■ WORK TO COMPLETE ■
All of the data should be output character for character, except the pictures.

(Stored entries)
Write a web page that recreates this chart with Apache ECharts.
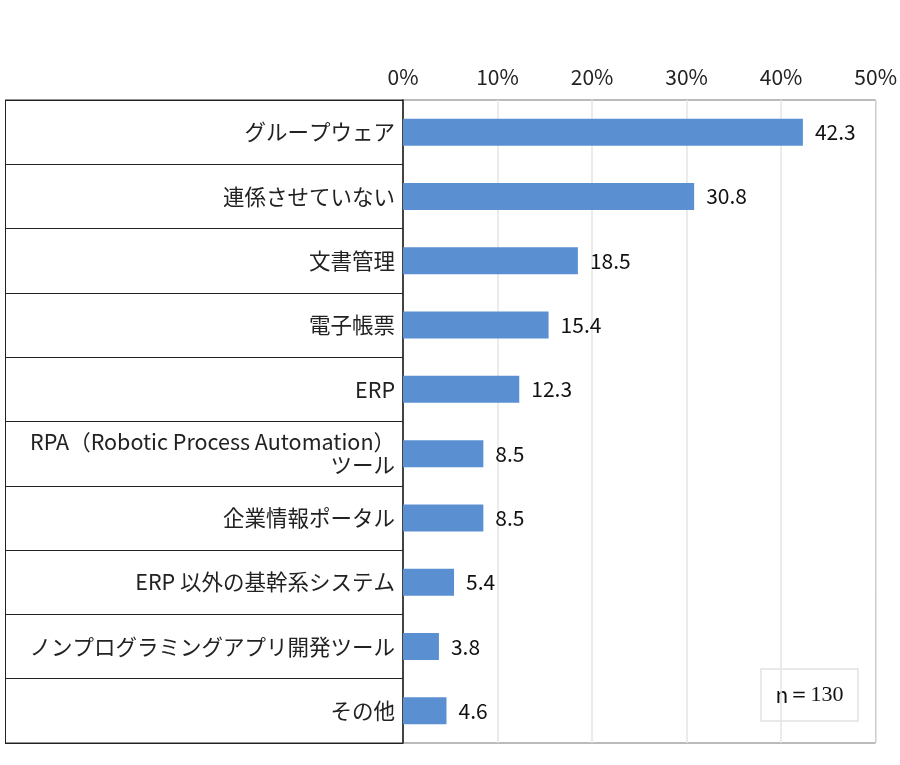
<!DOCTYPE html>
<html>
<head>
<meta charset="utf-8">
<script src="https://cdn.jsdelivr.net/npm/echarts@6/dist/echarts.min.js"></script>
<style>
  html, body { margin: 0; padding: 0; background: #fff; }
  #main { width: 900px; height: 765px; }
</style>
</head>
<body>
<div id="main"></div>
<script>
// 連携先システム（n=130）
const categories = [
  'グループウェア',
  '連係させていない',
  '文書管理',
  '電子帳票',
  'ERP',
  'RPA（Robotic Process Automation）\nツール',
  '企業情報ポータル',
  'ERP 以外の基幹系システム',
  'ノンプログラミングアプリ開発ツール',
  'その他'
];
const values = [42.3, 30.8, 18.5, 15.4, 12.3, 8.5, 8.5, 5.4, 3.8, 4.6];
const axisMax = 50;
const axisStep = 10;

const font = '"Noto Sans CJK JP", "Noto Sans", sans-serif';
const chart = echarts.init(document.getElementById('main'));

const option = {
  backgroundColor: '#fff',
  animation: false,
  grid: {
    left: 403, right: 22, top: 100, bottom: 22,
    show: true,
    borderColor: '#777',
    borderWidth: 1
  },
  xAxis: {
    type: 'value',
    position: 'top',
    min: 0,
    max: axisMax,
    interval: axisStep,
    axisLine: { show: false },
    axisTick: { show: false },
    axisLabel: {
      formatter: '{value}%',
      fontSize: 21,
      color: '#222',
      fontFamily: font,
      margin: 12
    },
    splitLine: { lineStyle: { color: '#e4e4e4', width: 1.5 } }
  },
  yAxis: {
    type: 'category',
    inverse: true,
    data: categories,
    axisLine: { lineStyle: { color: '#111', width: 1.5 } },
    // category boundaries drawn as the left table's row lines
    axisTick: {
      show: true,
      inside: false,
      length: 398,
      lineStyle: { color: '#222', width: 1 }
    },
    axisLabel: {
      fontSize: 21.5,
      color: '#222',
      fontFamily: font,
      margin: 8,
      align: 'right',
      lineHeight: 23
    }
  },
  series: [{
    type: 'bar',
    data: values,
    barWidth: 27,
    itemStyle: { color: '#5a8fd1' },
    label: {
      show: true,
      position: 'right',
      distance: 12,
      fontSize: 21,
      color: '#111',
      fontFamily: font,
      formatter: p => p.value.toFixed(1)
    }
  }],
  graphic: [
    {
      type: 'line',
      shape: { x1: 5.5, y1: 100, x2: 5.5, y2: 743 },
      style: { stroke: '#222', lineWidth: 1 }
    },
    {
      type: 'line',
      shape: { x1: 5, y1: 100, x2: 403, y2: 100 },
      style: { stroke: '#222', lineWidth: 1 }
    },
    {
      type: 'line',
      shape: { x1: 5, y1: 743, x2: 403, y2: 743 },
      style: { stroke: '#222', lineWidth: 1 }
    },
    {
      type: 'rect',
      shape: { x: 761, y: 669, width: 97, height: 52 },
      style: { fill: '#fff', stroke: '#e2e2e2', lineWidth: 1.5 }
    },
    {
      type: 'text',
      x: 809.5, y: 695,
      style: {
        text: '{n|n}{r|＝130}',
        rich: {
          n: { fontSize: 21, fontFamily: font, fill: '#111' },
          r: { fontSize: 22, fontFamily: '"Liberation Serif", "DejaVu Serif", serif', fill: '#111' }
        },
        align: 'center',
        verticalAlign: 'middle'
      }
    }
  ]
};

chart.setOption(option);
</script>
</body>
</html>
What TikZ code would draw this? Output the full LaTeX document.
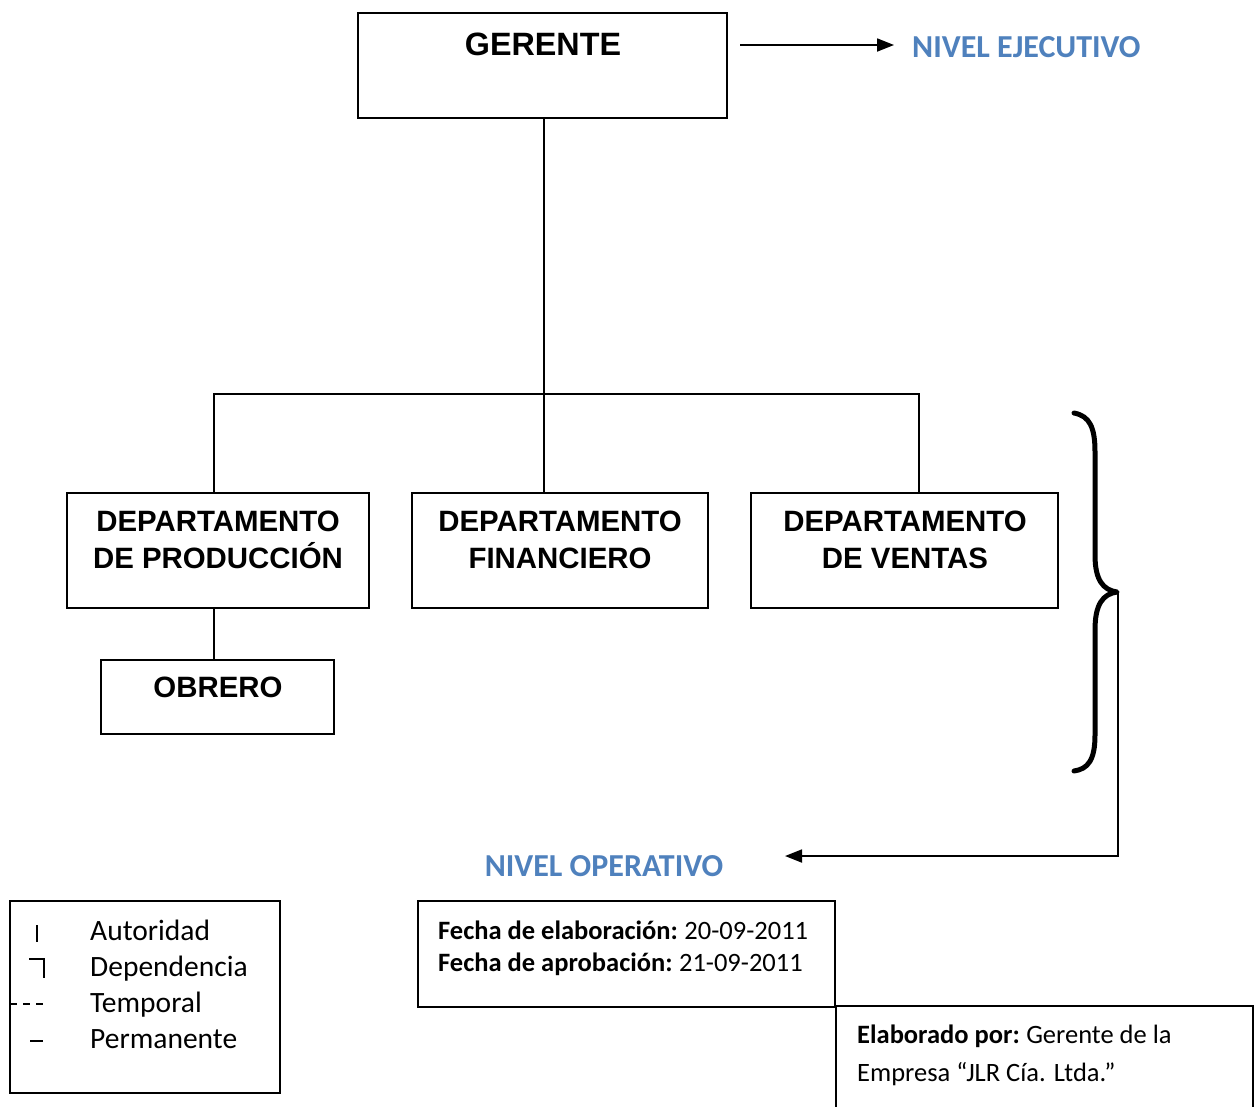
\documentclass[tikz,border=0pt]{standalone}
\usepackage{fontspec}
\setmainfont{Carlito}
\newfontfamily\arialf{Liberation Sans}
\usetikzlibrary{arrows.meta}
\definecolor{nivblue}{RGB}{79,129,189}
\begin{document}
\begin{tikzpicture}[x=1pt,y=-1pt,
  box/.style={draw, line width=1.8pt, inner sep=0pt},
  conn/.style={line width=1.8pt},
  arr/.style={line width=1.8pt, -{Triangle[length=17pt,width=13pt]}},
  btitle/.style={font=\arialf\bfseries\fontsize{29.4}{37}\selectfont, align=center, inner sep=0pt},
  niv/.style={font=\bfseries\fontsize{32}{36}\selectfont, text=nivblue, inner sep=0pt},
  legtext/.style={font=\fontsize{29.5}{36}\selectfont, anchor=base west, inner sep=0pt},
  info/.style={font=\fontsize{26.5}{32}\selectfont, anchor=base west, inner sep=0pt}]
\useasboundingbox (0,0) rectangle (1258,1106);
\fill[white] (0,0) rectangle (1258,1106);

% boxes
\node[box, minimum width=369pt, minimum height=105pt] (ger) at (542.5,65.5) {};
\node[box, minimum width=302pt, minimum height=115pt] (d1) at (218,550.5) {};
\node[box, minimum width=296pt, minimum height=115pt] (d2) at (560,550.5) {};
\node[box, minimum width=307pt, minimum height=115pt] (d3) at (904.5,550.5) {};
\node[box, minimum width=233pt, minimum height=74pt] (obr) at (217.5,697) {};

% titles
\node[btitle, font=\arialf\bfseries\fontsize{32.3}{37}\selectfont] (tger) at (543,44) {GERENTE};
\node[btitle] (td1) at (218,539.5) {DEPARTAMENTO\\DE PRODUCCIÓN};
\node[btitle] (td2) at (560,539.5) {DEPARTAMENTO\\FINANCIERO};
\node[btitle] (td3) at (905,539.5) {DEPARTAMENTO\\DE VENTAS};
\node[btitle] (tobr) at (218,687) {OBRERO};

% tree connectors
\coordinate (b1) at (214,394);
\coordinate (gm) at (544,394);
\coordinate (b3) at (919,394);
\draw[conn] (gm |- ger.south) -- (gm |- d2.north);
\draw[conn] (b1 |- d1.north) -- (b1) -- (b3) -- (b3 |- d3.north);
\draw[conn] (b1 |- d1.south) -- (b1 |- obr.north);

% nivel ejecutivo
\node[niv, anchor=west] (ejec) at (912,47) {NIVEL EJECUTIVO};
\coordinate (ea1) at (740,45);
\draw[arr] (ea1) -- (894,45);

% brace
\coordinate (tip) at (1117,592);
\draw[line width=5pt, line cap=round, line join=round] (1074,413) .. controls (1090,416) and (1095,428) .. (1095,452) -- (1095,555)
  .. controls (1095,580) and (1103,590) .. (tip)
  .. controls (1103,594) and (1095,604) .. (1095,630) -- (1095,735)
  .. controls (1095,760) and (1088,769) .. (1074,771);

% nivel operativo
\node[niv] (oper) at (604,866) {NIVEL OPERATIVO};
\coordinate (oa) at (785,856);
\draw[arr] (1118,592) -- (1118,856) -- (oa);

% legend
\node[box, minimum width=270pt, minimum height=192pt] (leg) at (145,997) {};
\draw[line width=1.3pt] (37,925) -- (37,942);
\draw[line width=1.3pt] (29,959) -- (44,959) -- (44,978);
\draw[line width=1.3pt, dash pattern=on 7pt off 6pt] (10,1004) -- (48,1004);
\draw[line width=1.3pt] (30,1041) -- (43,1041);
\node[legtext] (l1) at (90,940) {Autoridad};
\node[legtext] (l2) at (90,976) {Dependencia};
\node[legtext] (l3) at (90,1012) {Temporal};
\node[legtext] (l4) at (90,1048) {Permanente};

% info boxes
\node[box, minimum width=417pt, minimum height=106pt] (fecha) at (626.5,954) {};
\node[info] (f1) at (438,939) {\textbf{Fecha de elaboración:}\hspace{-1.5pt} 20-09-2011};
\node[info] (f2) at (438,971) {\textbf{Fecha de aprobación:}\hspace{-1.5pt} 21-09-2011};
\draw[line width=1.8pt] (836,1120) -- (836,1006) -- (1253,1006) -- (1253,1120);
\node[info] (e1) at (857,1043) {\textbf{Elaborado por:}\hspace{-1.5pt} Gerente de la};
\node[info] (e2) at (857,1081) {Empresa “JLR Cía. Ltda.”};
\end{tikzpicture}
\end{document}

■ SOLUTION BELOW ■
Write a web page that recreates this chart with Apache ECharts.
<!DOCTYPE html>
<html>
<head>
<meta charset="utf-8">
<script src="https://cdn.jsdelivr.net/npm/echarts@6/dist/echarts.min.js"></script>
<style>
  html, body { margin: 0; padding: 0; background: #fff; }
  #main { width: 900px; height: 765px; }
</style>
</head>
<body>
<div id="main"></div>
<script>
// 連携先システム（n=130）
const categories = [
  'グループウェア',
  '連係させていない',
  '文書管理',
  '電子帳票',
  'ERP',
  'RPA（Robotic Process Automation）\nツール',
  '企業情報ポータル',
  'ERP 以外の基幹系システム',
  'ノンプログラミングアプリ開発ツール',
  'その他'
];
const values = [42.3, 30.8, 18.5, 15.4, 12.3, 8.5, 8.5, 5.4, 3.8, 4.6];
const axisMax = 50;
const axisStep = 10;

const font = '"Noto Sans CJK JP", "Noto Sans", sans-serif';
const chart = echarts.init(document.getElementById('main'));

const option = {
  backgroundColor: '#fff',
  animation: false,
  grid: {
    left: 403, right: 22, top: 100, bottom: 22,
    show: true,
    borderColor: '#777',
    borderWidth: 1
  },
  xAxis: {
    type: 'value',
    position: 'top',
    min: 0,
    max: axisMax,
    interval: axisStep,
    axisLine: { show: false },
    axisTick: { show: false },
    axisLabel: {
      formatter: '{value}%',
      fontSize: 21,
      color: '#222',
      fontFamily: font,
      margin: 12
    },
    splitLine: { lineStyle: { color: '#e4e4e4', width: 1.5 } }
  },
  yAxis: {
    type: 'category',
    inverse: true,
    data: categories,
    axisLine: { lineStyle: { color: '#111', width: 1.5 } },
    // category boundaries drawn as the left table's row lines
    axisTick: {
      show: true,
      inside: false,
      length: 398,
      lineStyle: { color: '#222', width: 1 }
    },
    axisLabel: {
      fontSize: 21.5,
      color: '#222',
      fontFamily: font,
      margin: 8,
      align: 'right',
      lineHeight: 23
    }
  },
  series: [{
    type: 'bar',
    data: values,
    barWidth: 27,
    itemStyle: { color: '#5a8fd1' },
    label: {
      show: true,
      position: 'right',
      distance: 12,
      fontSize: 21,
      color: '#111',
      fontFamily: font,
      formatter: p => p.value.toFixed(1)
    }
  }],
  graphic: [
    {
      type: 'line',
      shape: { x1: 5.5, y1: 100, x2: 5.5, y2: 743 },
      style: { stroke: '#222', lineWidth: 1 }
    },
    {
      type: 'line',
      shape: { x1: 5, y1: 100, x2: 403, y2: 100 },
      style: { stroke: '#222', lineWidth: 1 }
    },
    {
      type: 'line',
      shape: { x1: 5, y1: 743, x2: 403, y2: 743 },
      style: { stroke: '#222', lineWidth: 1 }
    },
    {
      type: 'rect',
      shape: { x: 761, y: 669, width: 97, height: 52 },
      style: { fill: '#fff', stroke: '#e2e2e2', lineWidth: 1.5 }
    },
    {
      type: 'text',
      x: 809.5, y: 695,
      style: {
        text: '{n|n}{r|＝130}',
        rich: {
          n: { fontSize: 21, fontFamily: font, fill: '#111' },
          r: { fontSize: 22, fontFamily: '"Liberation Serif", "DejaVu Serif", serif', fill: '#111' }
        },
        align: 'center',
        verticalAlign: 'middle'
      }
    }
  ]
};

chart.setOption(option);
</script>
</body>
</html>
What TikZ code would draw this? Output the full LaTeX document.
\documentclass[tikz,border=0pt]{standalone}
\usepackage{fontspec}
\setmainfont{Carlito}
\newfontfamily\arialf{Liberation Sans}
\usetikzlibrary{arrows.meta}
\definecolor{nivblue}{RGB}{79,129,189}
\begin{document}
\begin{tikzpicture}[x=1pt,y=-1pt,
  box/.style={draw, line width=1.8pt, inner sep=0pt},
  conn/.style={line width=1.8pt},
  arr/.style={line width=1.8pt, -{Triangle[length=17pt,width=13pt]}},
  btitle/.style={font=\arialf\bfseries\fontsize{29.4}{37}\selectfont, align=center, inner sep=0pt},
  niv/.style={font=\bfseries\fontsize{32}{36}\selectfont, text=nivblue, inner sep=0pt},
  legtext/.style={font=\fontsize{29.5}{36}\selectfont, anchor=base west, inner sep=0pt},
  info/.style={font=\fontsize{26.5}{32}\selectfont, anchor=base west, inner sep=0pt}]
\useasboundingbox (0,0) rectangle (1258,1106);
\fill[white] (0,0) rectangle (1258,1106);

% boxes
\node[box, minimum width=369pt, minimum height=105pt] (ger) at (542.5,65.5) {};
\node[box, minimum width=302pt, minimum height=115pt] (d1) at (218,550.5) {};
\node[box, minimum width=296pt, minimum height=115pt] (d2) at (560,550.5) {};
\node[box, minimum width=307pt, minimum height=115pt] (d3) at (904.5,550.5) {};
\node[box, minimum width=233pt, minimum height=74pt] (obr) at (217.5,697) {};

% titles
\node[btitle, font=\arialf\bfseries\fontsize{32.3}{37}\selectfont] (tger) at (543,44) {GERENTE};
\node[btitle] (td1) at (218,539.5) {DEPARTAMENTO\\DE PRODUCCIÓN};
\node[btitle] (td2) at (560,539.5) {DEPARTAMENTO\\FINANCIERO};
\node[btitle] (td3) at (905,539.5) {DEPARTAMENTO\\DE VENTAS};
\node[btitle] (tobr) at (218,687) {OBRERO};

% tree connectors
\coordinate (b1) at (214,394);
\coordinate (gm) at (544,394);
\coordinate (b3) at (919,394);
\draw[conn] (gm |- ger.south) -- (gm |- d2.north);
\draw[conn] (b1 |- d1.north) -- (b1) -- (b3) -- (b3 |- d3.north);
\draw[conn] (b1 |- d1.south) -- (b1 |- obr.north);

% nivel ejecutivo
\node[niv, anchor=west] (ejec) at (912,47) {NIVEL EJECUTIVO};
\coordinate (ea1) at (740,45);
\draw[arr] (ea1) -- (894,45);

% brace
\coordinate (tip) at (1117,592);
\draw[line width=5pt, line cap=round, line join=round] (1074,413) .. controls (1090,416) and (1095,428) .. (1095,452) -- (1095,555)
  .. controls (1095,580) and (1103,590) .. (tip)
  .. controls (1103,594) and (1095,604) .. (1095,630) -- (1095,735)
  .. controls (1095,760) and (1088,769) .. (1074,771);

% nivel operativo
\node[niv] (oper) at (604,866) {NIVEL OPERATIVO};
\coordinate (oa) at (785,856);
\draw[arr] (1118,592) -- (1118,856) -- (oa);

% legend
\node[box, minimum width=270pt, minimum height=192pt] (leg) at (145,997) {};
\draw[line width=1.3pt] (37,925) -- (37,942);
\draw[line width=1.3pt] (29,959) -- (44,959) -- (44,978);
\draw[line width=1.3pt, dash pattern=on 7pt off 6pt] (10,1004) -- (48,1004);
\draw[line width=1.3pt] (30,1041) -- (43,1041);
\node[legtext] (l1) at (90,940) {Autoridad};
\node[legtext] (l2) at (90,976) {Dependencia};
\node[legtext] (l3) at (90,1012) {Temporal};
\node[legtext] (l4) at (90,1048) {Permanente};

% info boxes
\node[box, minimum width=417pt, minimum height=106pt] (fecha) at (626.5,954) {};
\node[info] (f1) at (438,939) {\textbf{Fecha de elaboración:}\hspace{-1.5pt} 20-09-2011};
\node[info] (f2) at (438,971) {\textbf{Fecha de aprobación:}\hspace{-1.5pt} 21-09-2011};
\draw[line width=1.8pt] (836,1120) -- (836,1006) -- (1253,1006) -- (1253,1120);
\node[info] (e1) at (857,1043) {\textbf{Elaborado por:}\hspace{-1.5pt} Gerente de la};
\node[info] (e2) at (857,1081) {Empresa “JLR Cía. Ltda.”};
\end{tikzpicture}
\end{document}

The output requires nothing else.